Kane also tells us that “Anti-gun folks, who can neither refute nor explain Lott’s study, resort to their usual bleating about how ‘irresponsible’ Second Amendment advocates are.”
With just a couple of sentences, citizen Kane delivers to this hurting town yet another highly objectionable column filled with faulty logic.
First, if Kane believes Lott has something worthwhile to say, he should devote a column saying exactly what it is. No one is going to go out and read a book just because a very sloppy, barely readable newspaper columnist assures us it is worthwhile.

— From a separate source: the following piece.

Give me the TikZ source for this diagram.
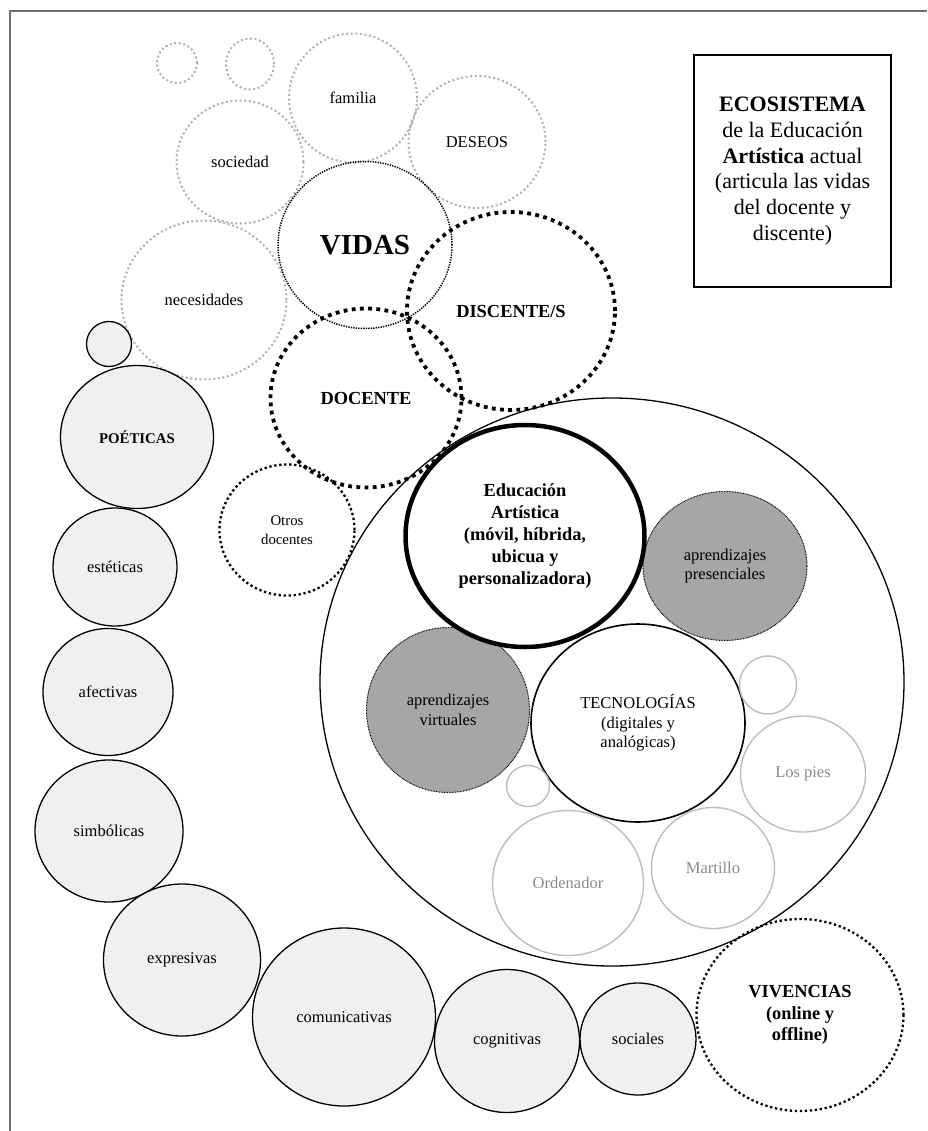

Second, the January 1-15, 2000 issue of CounterPunch has an excellent article on how crime statistics, as compiled from local police forces as well as the FBI, are increasingly fudged to make things look better than they are. Logically, this makes sense since the public’s faith in their performance rests in no small part in how they measure themselves.
Third, even if Florida has less crime than Maryland, how can we know for sure other factors are at work that limit crime: Is it because they have a warmer climate? More celebrities residing there? An older population?
Besides, if we can use the crime statistics from other places to argue that change is needed here, it would be more logical to look at the number of gun-related deaths that take place every year in a western, industrialized country that has the sense to ban most handgun sales. For example, England has about 25 gun deaths a year; the U.S. about 35,000.
Lastly, it is the gun control advocates who are the real advocates of the Second Amendment. There is no right for individuals to possess handguns in this country. Modern jurisprudence on the Second Amendment is founded on U.S. v. Miller, a 1939 Supreme Court Case which has been upheld by every federal court since then (Howard Friel, Extra!, September/October 1996). In upholding Miller, the Sixth Circuit of Appeals (Stevens v. U.S.) ruled in 1971 that the Second Amendment right to keep and bear arms applies only to the state in maintaining a militia; not with individuals.
Until the Supreme Court changes its thinking, gun control advocates not only have common sense but the law on their side. Unfortunately, this isn’t good enough for Kane and the rest who insist that the first clause of the Second Amendment, “A well-regulated Militia being necessary for a Free State...” doesn’t exist. They then call themselves Second Amendment advocates and claim the right for individuals to own every kind of gun, grenade, even rocket-launcher without the same governmental oversight that one sees with motor vehicle registration.
Meanwhile, that sound you just heard was 1,000 more anxious people putting down their copies of the Sun and now moving to Columbia.